▶ TASK REQUIREMENTS: Find how many lines hold the word "that". Give only the number.

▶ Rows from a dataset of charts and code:
+++++

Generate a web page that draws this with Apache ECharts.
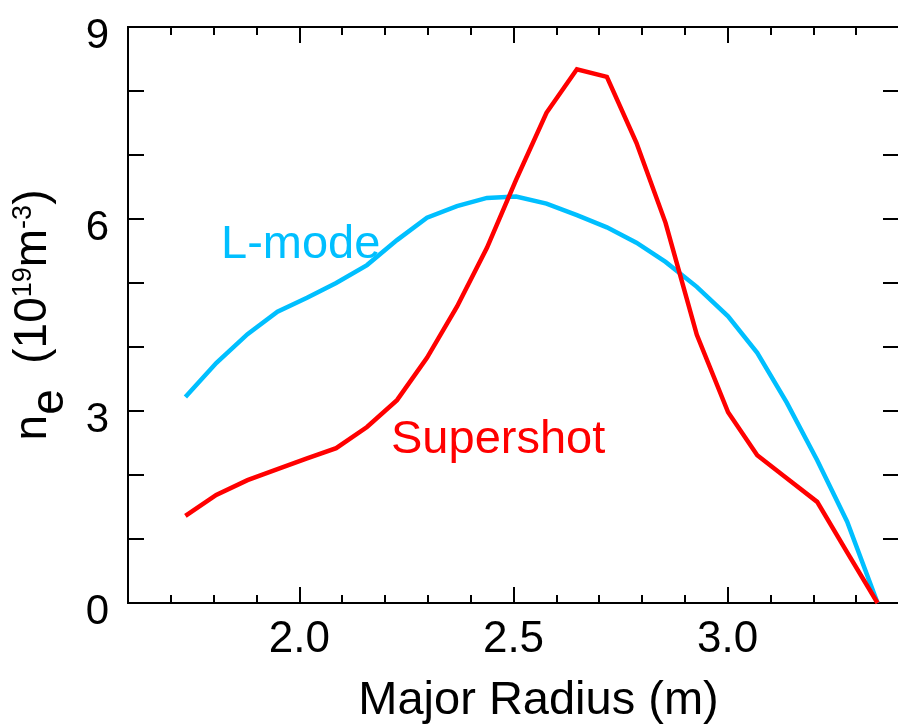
<!DOCTYPE html>
<html>
<head>
<meta charset="utf-8">
<script src="https://cdn.jsdelivr.net/npm/echarts@6/dist/echarts.min.js"></script>
<style>
  html, body { margin: 0; padding: 0; background: #ffffff; }
  #chart { width: 898px; height: 725px; }
</style>
</head>
<body>
<div id="chart"></div>
<script>
// Electron density profiles across the major radius
const radius = [1.734, 1.806, 1.879, 1.949, 2.018, 2.086, 2.158, 2.228, 2.298, 2.368, 2.438, 2.506,
                2.577, 2.648, 2.718, 2.787, 2.855, 2.928, 3.001, 3.069, 3.138, 3.209, 3.279, 3.350];
const lmodeDensity = [3.22, 3.75, 4.20, 4.55, 4.77, 5.00, 5.28, 5.67, 6.02, 6.20, 6.33, 6.35,
                      6.24, 6.06, 5.87, 5.63, 5.33, 4.94, 4.48, 3.91, 3.13, 2.23, 1.27, 0.00];
const supershotDensity = [1.36, 1.69, 1.92, 2.09, 2.26, 2.42, 2.75, 3.17, 3.83, 4.63, 5.55, 6.61,
                          7.66, 8.34, 8.22, 7.19, 5.94, 4.19, 2.98, 2.31, 1.95, 1.58, 0.79, 0.00];

// Axis ticks and labels
const xMajorTicks = [2.0, 2.5, 3.0];
const xMinorTicks = [1.7, 1.8, 1.9, 2.1, 2.2, 2.3, 2.4, 2.6, 2.7, 2.8, 2.9, 3.1, 3.2, 3.3];
const yTicks = [0, 1, 2, 3, 4, 5, 6, 7, 8, 9];
const yTickLabels = [0, 3, 6, 9];

const FONT = "'Liberation Sans', Arial, Helvetica, sans-serif";
const BLACK = '#000000';
const CYAN = '#00BFFF';
const RED = '#FF0000';

const chart = echarts.init(document.getElementById('chart'), null, { renderer: 'canvas' });

function xAxisDef(position, ticks, len, withLabels) {
  return {
    type: 'value',
    position: position,
    min: 1.6,
    max: 3.4,
    axisLine: { show: true, onZero: false, lineStyle: { color: BLACK, width: 2 } },
    axisTick: { show: true, inside: true, length: len, customValues: ticks,
                lineStyle: { color: BLACK, width: 2 } },
    axisLabel: withLabels ? {
      show: true, customValues: xMajorTicks, margin: 15,
      color: BLACK, fontSize: 44, fontFamily: FONT,
      formatter: v => Number(v).toFixed(1)
    } : { show: false },
    splitLine: { show: false }
  };
}

function yAxisDef(position, withLabels) {
  return {
    type: 'value',
    position: position,
    min: 0,
    max: 9,
    interval: 3,
    axisLine: { show: true, onZero: false, lineStyle: { color: BLACK, width: 2 } },
    axisTick: { show: true, inside: true, length: 16, customValues: yTicks,
                lineStyle: { color: BLACK, width: 2 } },
    axisLabel: withLabels ? {
      show: true, customValues: yTickLabels, margin: 19,
      color: BLACK, fontSize: 42, fontFamily: FONT,
      verticalAlign: 'top', lineHeight: 18
    } : { show: false },
    splitLine: { show: false }
  };
}

const xBottom = xAxisDef('bottom', xMajorTicks, 16, true);
xBottom.name = 'Major Radius (m)';
xBottom.nameLocation = 'middle';
xBottom.nameGap = 75;
xBottom.nameTextStyle = { color: BLACK, fontSize: 47, fontFamily: FONT, padding: [0, 0, 0, 50] };

const yLeft = yAxisDef('left', true);
yLeft.name = '{m|n}{s|e}{m|  (10}{p|19}{m|m}{p|-3}{m|)}';
yLeft.nameLocation = 'middle';
yLeft.nameGap = 55;
yLeft.nameTextStyle = {
  color: BLACK, fontFamily: FONT,
  rich: {
    m: { fontSize: 46, lineHeight: 80, height: 80, verticalAlign: 'middle', fontFamily: FONT, color: BLACK },
    s: { fontSize: 46, lineHeight: 46, height: 46, verticalAlign: 'bottom', fontFamily: FONT, color: BLACK },
    p: { fontSize: 27, lineHeight: 62, height: 62, verticalAlign: 'top', fontFamily: FONT, color: BLACK }
  }
};

const option = {
  animation: false,
  backgroundColor: '#ffffff',
  grid: { left: 128, right: -1, top: 27, bottom: 122, containLabel: false, outerBoundsMode: 'none' },
  xAxis: [
    xBottom,
    xAxisDef('bottom', xMinorTicks, 8, false),
    xAxisDef('top', xMajorTicks, 16, false),
    xAxisDef('top', xMinorTicks, 8, false)
  ],
  yAxis: [
    yLeft,
    yAxisDef('right', false)
  ],
  series: [
    {
      name: 'L-mode',
      type: 'line',
      xAxisIndex: 0,
      yAxisIndex: 0,
      showSymbol: false,
      symbol: 'none',
      lineStyle: { color: CYAN, width: 4.5, join: 'miter' },
      data: radius.map((r, i) => [r, lmodeDensity[i]])
    },
    {
      name: 'Supershot',
      type: 'line',
      xAxisIndex: 0,
      yAxisIndex: 0,
      showSymbol: false,
      symbol: 'none',
      lineStyle: { color: RED, width: 4.5, join: 'miter' },
      data: radius.map((r, i) => [r, supershotDensity[i]])
    }
  ],
  graphic: [
    { type: 'text', left: 221, top: 222,
      style: { text: 'L-mode', fill: CYAN, fontSize: 47, fontFamily: FONT } },
    { type: 'text', left: 391, top: 417,
      style: { text: 'Supershot', fill: RED, fontSize: 47, fontFamily: FONT } }
  ]
};

chart.setOption(option);
</script>
</body>
</html>
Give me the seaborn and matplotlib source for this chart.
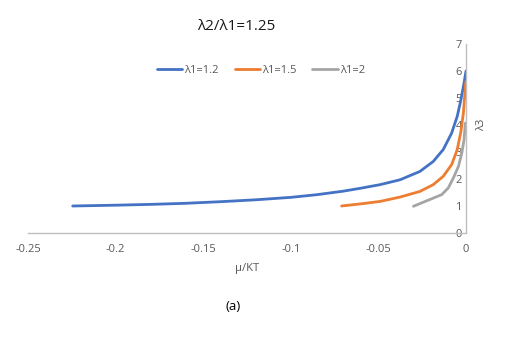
import matplotlib
matplotlib.use("Agg")
import matplotlib.pyplot as plt
import seaborn as sns
import pandas as pd
from matplotlib.lines import Line2D

series_names = ["λ1=1.2", "λ1=1.5", "λ1=2"]
blue_x = [-0.2245, -0.2, -0.18, -0.16, -0.14, -0.12, -0.1, -0.085, -0.07, -0.06, -0.0491,
          -0.0377, -0.0263, -0.0187, -0.0130, -0.0082, -0.0050, -0.0029, -0.0011, 0.0]
blue_y = [1.0, 1.03, 1.06, 1.1, 1.16, 1.23, 1.32, 1.42, 1.55, 1.66, 1.79,
          1.97, 2.28, 2.65, 3.09, 3.70, 4.32, 4.94, 5.56, 6.0]
orange_x = [-0.071, -0.06, -0.049, -0.0377, -0.0263, -0.0187, -0.013, -0.0082, -0.005,
            -0.0029, -0.0015, -0.0006, -0.0001]
orange_y = [1.0, 1.08, 1.17, 1.33, 1.54, 1.79, 2.1, 2.53, 3.09, 3.76, 4.44, 5.19, 5.6]
gray_x = [-0.030, -0.0139, -0.0101, -0.0072, -0.0043, -0.0024, -0.0011, -0.0004]
gray_y = [0.99, 1.42, 1.67, 2.04, 2.47, 2.96, 3.46, 4.07]
x_ticks = [-0.25, -0.2, -0.15, -0.1, -0.05, 0]
x_tick_labels = ["-0.25", "-0.2", "-0.15", "-0.1", "-0.05", "0"]
y_ticks = [0, 1, 2, 3, 4, 5, 6, 7]

colors = ["#4472C4", "#ED7D31", "#A5A5A5"]

rows = []
for name, xs, ys in zip(series_names, [blue_x, orange_x, gray_x], [blue_y, orange_y, gray_y]):
    for a, b in zip(xs, ys):
        rows.append({"series": name, "x": a, "y": b})
df = pd.DataFrame(rows)

sns.set_style("white")
plt.rcParams["font.family"] = ["Open Sans", "DejaVu Sans"]

fig = plt.figure(figsize=(5.10, 3.47), dpi=100)
ax = fig.add_axes([28/510, 1-233/347, (466-28)/510, (233-44)/347])

sns.lineplot(data=df, x="x", y="y", hue="series", palette=colors, sort=False,
             estimator=None, units="series", linewidth=2.0, ax=ax, legend=False)

ax.set_xlim(-0.25, 0)
ax.set_ylim(0, 7)
ax.set_xticks(x_ticks)
ax.set_xticklabels(x_tick_labels)
ax.set_yticks(y_ticks)
ax.spines["top"].set_visible(False)
ax.spines["right"].set_visible(False)
ax.spines["left"].set_position(("data", 0))
for s in ["left", "bottom"]:
    ax.spines[s].set_color("#BFBFBF")
    ax.spines[s].set_linewidth(1.0)
ax.tick_params(axis="both", length=0, labelsize=8, labelcolor="#595959")
ax.tick_params(axis="x", pad=8)
ax.tick_params(axis="y", pad=3)
ax.set_xlabel("")
ax.set_ylabel("")

fig.text(236/510, 1-26.5/347, "λ2/λ1=1.25", ha="center", va="center", fontsize=11, color="#1a1a1a")
fig.text(247/510, 1-269/347, "μ/KT", ha="center", va="center", fontsize=8, color="#595959")
fig.text(482/510, 1-125/347, "λ3", ha="center", va="center", fontsize=8, color="#595959", rotation=90)
fig.text(233/510, 1-307/347, "(a)", ha="center", va="center", fontsize=9.5, color="black")

handles = [Line2D([0], [0], color=c, lw=2.0) for c in colors]
fig.legend(handles, series_names, loc="center", bbox_to_anchor=(261/510, 1-70.5/347), ncol=3,
           frameon=False, fontsize=8, handlelength=2.3, handletextpad=0.2, columnspacing=1.4,
           labelcolor="#595959")

fig.savefig("out.png", dpi=100)
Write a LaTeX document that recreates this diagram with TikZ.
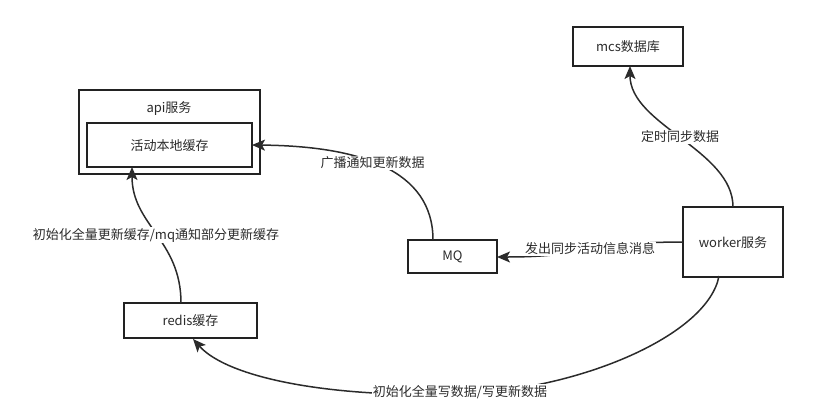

+++++

▶ EXERCISE RESPONSE: 2